At present, The Human Medicines Regulations 2012 (which incorporated an EU directive into UK law) determine the licensing, manufacture, advertising and sale of medicinal products.
Moreover, membership of the EU has meant that the UK has been part of a simplified, marketing authorisation system for medicines that is run by the European Medicines Agency (EMA), but with input from, for example, the UK’s Medicines and Healthcare products Regulatory Agency (MHRA).
Furthermore, together with evaluating applications for new treatments and monitoring their safety, the EMA is also responsible for the Clinical Trials Information System, a key component of the EU’s new Clinical Trials Regulation.
The problem here is that pharmaceutical companies, when faced with a choice about where to launch a treatment, would likely opt for the bigger EU market over the UK.
Thus, there would likely be delays in UK patients receiving new medicines. Indeed, past analysis by the Office of Health Economics revealed that access could be held up, on average, by two-three months, while the proportion of submissions for authorisation as a whole could reduce (based on the experience of other non-EU countries, such as Switzerland and Canada, with whom the EU has a mutual agreement on regulated products).
Any scenario leading to a delay in access to medicines would clearly be unacceptable for our community.
As a result, in its negotiating objectives on the future relationship with the EU, the Government is seeking ‘mutual recognition of certificates of Good Manufacturing Practice (GMP) compliance issued by the regulatory authority of either party.’
These certificates demonstrate that a pharmaceutical company has attained the minimum standard required when producing a medicine, and are required if marketing authorisation is to be subsequently obtained.
Meanwhile, the Medicines and Medical Devices Bill, first advertised in December’s Queen Speech, sets out the principles for a new, post-Brexit regulatory framework. Indeed, it would enable the MHRA ‘to go even further in developing innovative regulation’ for the manufacture and trial of medicines. This suggests that there could be a more divergent approach from that of the EU.
In addition, the Department of Health and Social Care has added: “The new bill means hospitals can use patient tissue and DNA samples to tailor treatments to individual patients when other medicines have failed, or to develop drugs that have a shelf-life of minutes and would otherwise be unavailable to them. This has the potential to streamline access to treatments for patients with rare cancers and brain tumours.”

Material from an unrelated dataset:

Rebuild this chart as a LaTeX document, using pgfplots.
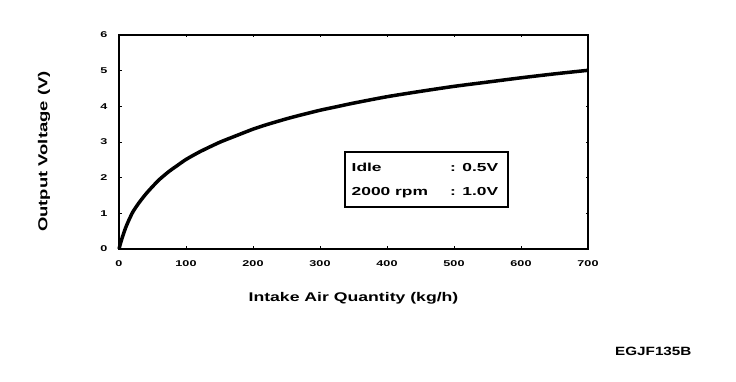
\documentclass[border=0pt]{standalone}
\usepackage{graphicx}
\usepackage{fontspec}
\setmainfont{Liberation Sans}
\usepackage{pgfplots}
\pgfplotsset{compat=1.18}
\newcommand{\tk}[1]{\scalebox{1.5}[1]{\bfseries #1}}
\begin{document}
\begin{tikzpicture}
\path[use as bounding box] (0,0) rectangle (736pt,382pt);
\begin{axis}[
  at={(119pt,133pt)}, anchor=south west,
  scale only axis, width=469pt, height=214pt,
  xmin=0, xmax=700, ymin=0, ymax=6,
  xtick={0,100,200,300,400,500,600,700},
  xticklabels={\tk{0},\tk{100},\tk{200},\tk{300},\tk{400},\tk{500},\tk{600},\tk{700}},
  ytick={0,1,2,3,4,5,6},
  yticklabels={\tk{0},\tk{1},\tk{2},\tk{3},\tk{4},\tk{5},\tk{6}},
  tick label style={font=\fontsize{8.4}{10}\selectfont},
  xticklabel style={yshift=-8pt},
  yticklabel style={xshift=-8pt},
  axis line style={line width=1.8pt},
  tick style={line width=0.8pt, black},
  major tick length=2.5pt,
  xlabel={\scalebox{1.4}[1]{\bfseries Intake Air Quantity (kg/h)}},
  xlabel style={at={(axis description cs:0.5,-0.229)}, anchor=center, font=\fontsize{12.6}{15}\selectfont},
  ylabel={\scalebox{1.42}[1]{\bfseries Output Voltage (V)}},
  ylabel style={at={(axis description cs:-0.1600,0.4550)}, anchor=center, font=\fontsize{13}{15}\selectfont},
  clip=false,
]
\addplot[black, line width=3.5pt, smooth, tension=0.4] coordinates {
(0,0) (2,0.14) (5,0.33) (10,0.60) (15,0.82) (21,1.05) (30,1.30) (40,1.54)
(50,1.75) (61,1.96) (75,2.18) (87,2.34) (100,2.51) (121,2.73) (150,2.99)
(170,3.14) (200,3.36) (221,3.49) (250,3.65) (270,3.75) (300,3.89) (325,3.99)
(350,4.09) (400,4.27) (450,4.42) (500,4.56) (550,4.68) (600,4.80) (650,4.91) (700,5.01)
};
\draw[line width=1.5pt] (axis cs:337.3,1.18) rectangle (axis cs:580.6,2.72);
\node[anchor=base west, inner sep=0, font=\fontsize{11.6}{14}\selectfont] at (axis cs:347,2.17) {\scalebox{1.5}[1]{\bfseries Idle}};
\node[anchor=base west, inner sep=0, font=\fontsize{11.6}{14}\selectfont] at (axis cs:494,2.17) {\scalebox{1.5}[1]{\bfseries : 0.5V}};
\node[anchor=base west, inner sep=0, font=\fontsize{11.6}{14}\selectfont] at (axis cs:347,1.51) {\scalebox{1.5}[1]{\bfseries 2000 rpm}};
\node[anchor=base west, inner sep=0, font=\fontsize{11.6}{14}\selectfont] at (axis cs:494,1.51) {\scalebox{1.5}[1]{\bfseries : 1.0V}};
\end{axis}
\node[anchor=base west, inner sep=0, font=\fontsize{12}{14}\selectfont] at (615pt,26pt) {\scalebox{1.27}[1]{\bfseries EGJF135B}};
\end{tikzpicture}
\end{document}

The level of cooperation that the UK will have with the EMA going forward is unknown. Indeed, the Government has withstood efforts by the House of Lords to dictate its future relationship with the agency.
The Brain Tumour Charity believes that the UK should have continued cooperation with the EMA following the transition period. However, it is promising to hear about the positive impact that the Medicines and Medical Devices Bill could have for those affected by a brain tumour, including the personalisation of treatment. We will update our community with further information on this when it is provided.